Two positive things I need to make sure I say about this week’s episode:

  • The interference that’s been cramping the show’s style the past … several weeks is under complete control here, with two of three matches involving a run-in angle, but during the post-match. The first is Prince Puma Dark vs. Dante Fox, which by Lucha Underground booking procedure has to include an attack from Kill Shot, so it saves it for after the actual match. In the main event, they come up with a great reason for Worldwide Underground to not interfere in the match — Cueto’s giving them ahn-sient Aztec medallions if they don’t — and still having them show up to be dicks after the bell. That’s how you do it. Even in a chaotic wrestling environment, save the “pile of people interfere” shit for the spaces between. It’s not 1997 anymore, and that shit was pretty tired in 1997.
  • The match variety was fantastic. While all three matches had a fast pace and a lot of flying, they were all subtly different. Pindar/Fenix was your straight-forward Lucha Underground style match. Puma/Fox was a crazy sprint built around non-stop diving and showboating, and Mundo/Azteca leaned on the rudo/tecnico dynamic to tell a story. Even in an hour-long, there should be variety and something for everyone. Like crisp, delicious Modelo!

Fox/Puma is like the contextualized Ricochet/Ospreay. They just start the match diving onto each other, and the entire front-end is built around one guy knocking the other to the outside, diving on them, trying to follow it up and getting caught. Rinse and repeat. It works because not only is it an escalation of the style of the show — instead of something random tacked onto the middle, like too many spot-heavy matches — it’s reasonable for what we know of the characters. Puma is the king of extraneous jumping, it’s like 80% of his offense, live or die. Fox is motivated by proving he’s the equal (and superior) of anyone he’s in the ring with, and sort of adapts his style to meet them. So if Puma’s jumping his ass off, Fox is gonna say, “anything you can do I can do better” and jump-ass with him. It’s stupid, really, but it’s also great, and that’s the shortest way to describe pro wrestling.

Another thing: I love that the Cueto Cup is confirming that the O.G. Lucha Underground stars are still the best. Unless something truly unexpected happens, we’re looking at a semi-finals involving Fenix, Prince Puma, Mil Muertes and Pentagon. That rules.

Under: Starship Pain

He’s never going to stop using it because it was his finish when he first became popular, but The End Of The World née Starship Pain is still the worst finisher in the company. He never, ever hits it right. Look at that picture, he just spins his body into the ground and hits you with the back of his head, which is actually moving AWAY from your body thanks to the momentum of the rest of him. Best case scenario, he’s swirling his hair into your stomach like he’s about to wring out a mop.
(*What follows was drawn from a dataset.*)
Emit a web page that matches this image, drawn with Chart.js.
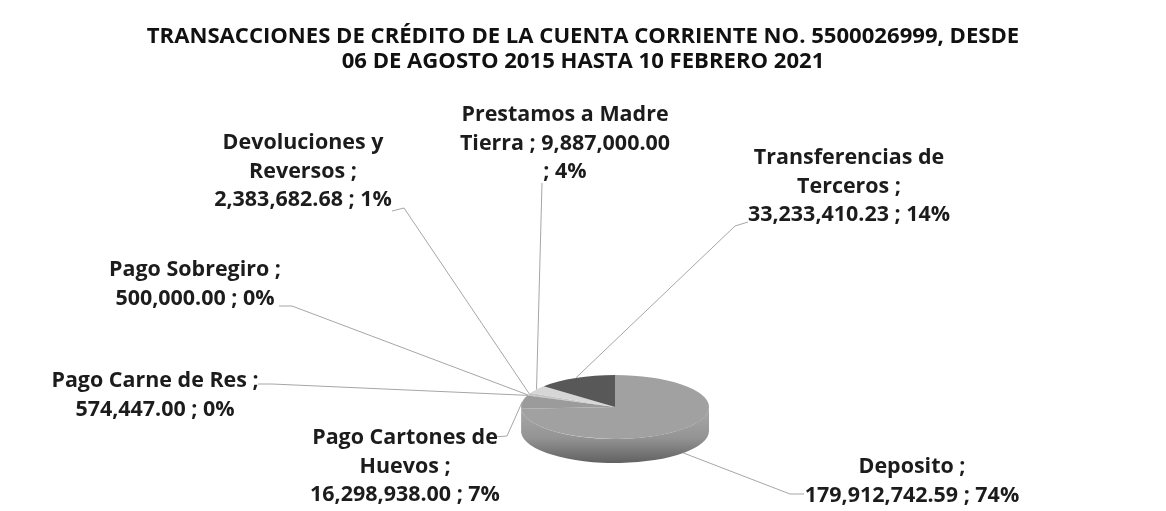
<!DOCTYPE html>
<html><head><meta charset="utf-8">
<script src="https://cdn.jsdelivr.net/npm/chart.js@4.4.1/dist/chart.umd.min.js"></script>
<style>html,body{margin:0;padding:0;background:#fff;}#wrap{width:1166px;height:511px;position:relative;}</style>
</head><body><div id="wrap"><canvas id="c" width="1166" height="511"></canvas></div>
<script>
// ---- data ----
const categories = ["Deposito","Pago Cartones de Huevos","Pago Carne de Res","Pago Sobregiro","Devoluciones y Reversos","Prestamos a Madre Tierra","Transferencias de Terceros"];
const amounts = [179912742.59, 16298938.00, 574447.00, 500000.00, 2383682.68, 9887000.00, 33233410.23];
const titleLines = ["TRANSACCIONES DE CRÉDITO DE LA CUENTA CORRIENTE NO. 5500026999, DESDE", "06 DE AGOSTO 2015 HASTA 10 FEBRERO 2021"];

// ---- styling / layout ----
const sliceColors = ["#a1a1a1","#9b9b9b","#8e8e8e","#b2b2b2","#c2c2c2","#d6d6d6","#585858"];
const labelWordsPerLine = [[2,3],[3,2,3],[5,3],[3,3],[2,2,3],[3,3,2],[2,2,3]];
const labelCenters = [[912,467],[405,438],[155,381],[195,270],[303,143],[565,115],[849,158]];
const leaderPoints = [
  [[804,494],[790,494]],
  [[494,437],[507,436]],
  [[258,384],[272,384]],
  [[279,306],[292,306]],
  [[392,211],[404,208]],
  [[542,183]],
  [[748,222],[735,226]]
];
const FAMILY = "'Open Sans', 'DejaVu Sans', sans-serif";
const TITLE_FAMILY = "'Liberation Sans Narrow', 'Open Sans', sans-serif";
const PIE_CX = 615, PIE_CY = 407, PIE_R = 94, TILT = 0.34, DEPTH = 24, LINE_GAP = 28.5;

const mctx = document.createElement('canvas').getContext('2d');
function fitSize(text, target, fam){ mctx.font = "bold 100px " + fam; return 100 * target / mctx.measureText(text).width; }
const titleSize = fitSize(titleLines[0], 873, TITLE_FAMILY);
const labelSize = fitSize("16,298,938.00 ; 7%", 190, FAMILY);

const total = amounts.reduce((a,b)=>a+b,0);
function fmt(v){ return v.toLocaleString('en-US',{minimumFractionDigits:2, maximumFractionDigits:2}); }
function labelLines(i){
  const words = (categories[i] + " ; " + fmt(amounts[i]) + " ; " + Math.round(amounts[i]/total*100) + "%").split(" ");
  const out = []; let p = 0;
  for (const n of labelWordsPerLine[i]) { out.push(words.slice(p, p+n).join(" ")); p += n; }
  return out;
}
function shade(hex, f){
  const n = parseInt(hex.slice(1),16);
  const r = Math.round(((n>>16)&255)*f), g = Math.round(((n>>8)&255)*f), b = Math.round((n&255)*f);
  return "rgb(" + Math.min(255,r) + "," + Math.min(255,g) + "," + Math.min(255,b) + ")";
}

const tiltPlugin = {
  id: 'tilt',
  beforeDatasetsDraw(chart){
    const ctx = chart.ctx, meta = chart.getDatasetMeta(0);
    const a0 = meta.data[0]; const R = a0.outerRadius;
    ctx.save();
    meta.data.forEach((arc, i) => {
      const s = arc.startAngle, e = arc.endAngle;
      for (let k = -1; k <= 2; k++) {
        const a = Math.max(s, 2*Math.PI*k), b = Math.min(e, 2*Math.PI*k + Math.PI);
        if (b > a) {
          const g = ctx.createLinearGradient(0, PIE_CY, 0, PIE_CY + R*TILT + DEPTH);
          g.addColorStop(0, shade(sliceColors[i], 1.05));
          g.addColorStop(0.55, shade(sliceColors[i], 0.92));
          g.addColorStop(1, shade(sliceColors[i], 0.6));
          ctx.beginPath();
          ctx.ellipse(PIE_CX, PIE_CY, R, R*TILT, 0, a, b, false);
          ctx.ellipse(PIE_CX, PIE_CY + DEPTH, R, R*TILT, 0, b, a, true);
          ctx.closePath();
          ctx.fillStyle = g; ctx.fill();
        }
      }
    });
    ctx.restore();
    ctx.save();
    ctx.translate(PIE_CX - a0.x, PIE_CY);
    ctx.scale(1, TILT);
    ctx.translate(0, -a0.y);
  },
  afterDatasetsDraw(chart){ chart.ctx.restore(); }
};

const labelPlugin = {
  id: 'pieLabels',
  afterDraw(chart){
    const ctx = chart.ctx, meta = chart.getDatasetMeta(0);
    ctx.save();
    ctx.strokeStyle = "#a6a6a6"; ctx.lineWidth = 1;
    meta.data.forEach((arc, i) => {
      const m = (arc.startAngle + arc.endAngle)/2, R = arc.outerRadius;
      let ax = PIE_CX + R*Math.cos(m), ay = PIE_CY + R*TILT*Math.sin(m);
      if (Math.sin(m) > 0.2) ay += DEPTH;
      const pts = leaderPoints[i];
      ctx.beginPath(); ctx.moveTo(pts[0][0], pts[0][1]);
      for (let j = 1; j < pts.length; j++) ctx.lineTo(pts[j][0], pts[j][1]);
      ctx.lineTo(ax, ay); ctx.stroke();
    });
    ctx.fillStyle = "#1c1c1c";
    ctx.font = "bold " + labelSize + "px " + FAMILY;
    ctx.textAlign = "center"; ctx.textBaseline = "middle";
    categories.forEach((c, i) => {
      labelLines(i).forEach((t, j) => ctx.fillText(t, labelCenters[i][0], labelCenters[i][1] + j*LINE_GAP));
    });
    ctx.restore();
  }
};

new Chart(document.getElementById('c'), {
  type: 'pie',
  data: { labels: categories, datasets: [{ data: amounts, backgroundColor: sliceColors, borderWidth: 0, radius: PIE_R, clip: false }] },
  options: {
    responsive: false, animation: false, events: [],
    layout: { padding: 0 },
    plugins: {
      legend: { display: false }, tooltip: { enabled: false },
      title: { display: true, text: titleLines, color: '#111', padding: { top: 24.5, bottom: 0 },
               font: { family: TITLE_FAMILY, size: titleSize, weight: 'bold', lineHeight: 25/titleSize } }
    }
  },
  plugins: [tiltPlugin, labelPlugin]
});
</script></body></html>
Everything else Mundo does looks better than Starship Pain. Pull the guy out farther! If Jeff Hardy can jump from the top rope and land ass-first on somebody’s stomach for 20 years, JoMu should have enough seniority to finish guys with a little impact.

Not a Global Force joke.

Over: I’m Your Papi

Wait, wrong picture.

Johnny Mundo defeats El Dragon Azteca Jr. in a great match, because heel Mundo is a spectacular piece of shit and Azteca’s probably the best pure underdog tecnico on the roster. Rey Mysterio’s got an overall rating of like, 98 and can beat Matanza, he’s not the Biggest Little Man anymore. Azteca’s got like a 78 rating but his moveset’s dope so he can fire up and beat anybody on the right day. Rey Mysterio’s family is in the crowd, which becomes important later.

After the match, Mundo attacks Dragon with a chair until Mysterio completely falls for it and runs out to make the save. The match is technically over, so Worldwide Underground is there to blindside him. It’s all a ruse for them to hold him back so Mundo can blast Mysterio’s son Dominick in the face with the championship. If you don’t remember Dominick, he used to be a tiny Eminem-looking kid who was once the prize of a ladder match in WWE. Seriously. Now he’s grown into a large Fred Durst-looking adult who does not totally understand the phrase, “talk shit, get hit.” I super hope they hang him from a pole in the Temple in a couple of weeks.

Aside from a few tiny complaints, this was a really good episode. It’s everything you want from Lucha Underground: good in-ring action, variety, some crazy backstage lore and plot advancement. Oh, and speaking of that, one more thing …

So Is Lucha Underground On TV In The Lucha Underground Universe Or What

One of the things that’s always confused me about the world Lucha wants to create is this: is Lucha Underground on television in the Lucha Underground universe? They have announcers that talk to a camera, so you’d think, sure, this is a TV show. But then they do the pulp backstage segments, and the announcers act like they aren’t able to see them. And they televise shit like councilman murders and humans turning into dragons and time travel, so it’s never been totally clear.

Now we have this week’s Undercover Brother segment with Cortez Castro showing his captain Lucha Underground clips on an iPad. It’s the television production, so … like, can the cops investigating Lucha Underground just watch Lucha Underground? Is the wrestling portion of the show supposed to be live TV, but the backstage segments aren’t? Like, we’re the only people who can see the stuff outside the ring? It’s weird that Dario runs an illegal underground fighting ring and regularly appears on “live” portion of the show if he’s trying to operate under the radar, right? Do they just film the shows to spread them on the black market? Does in-universe Castro just have clips from one of those?

Somehow this is more confusing to me than, “Brian Cage is a machine who is also a God because Lorenzo Lamas gave Dario Cueto a magical glove that Cueto gave Cage because he was able to beat Texano four out of seven times.”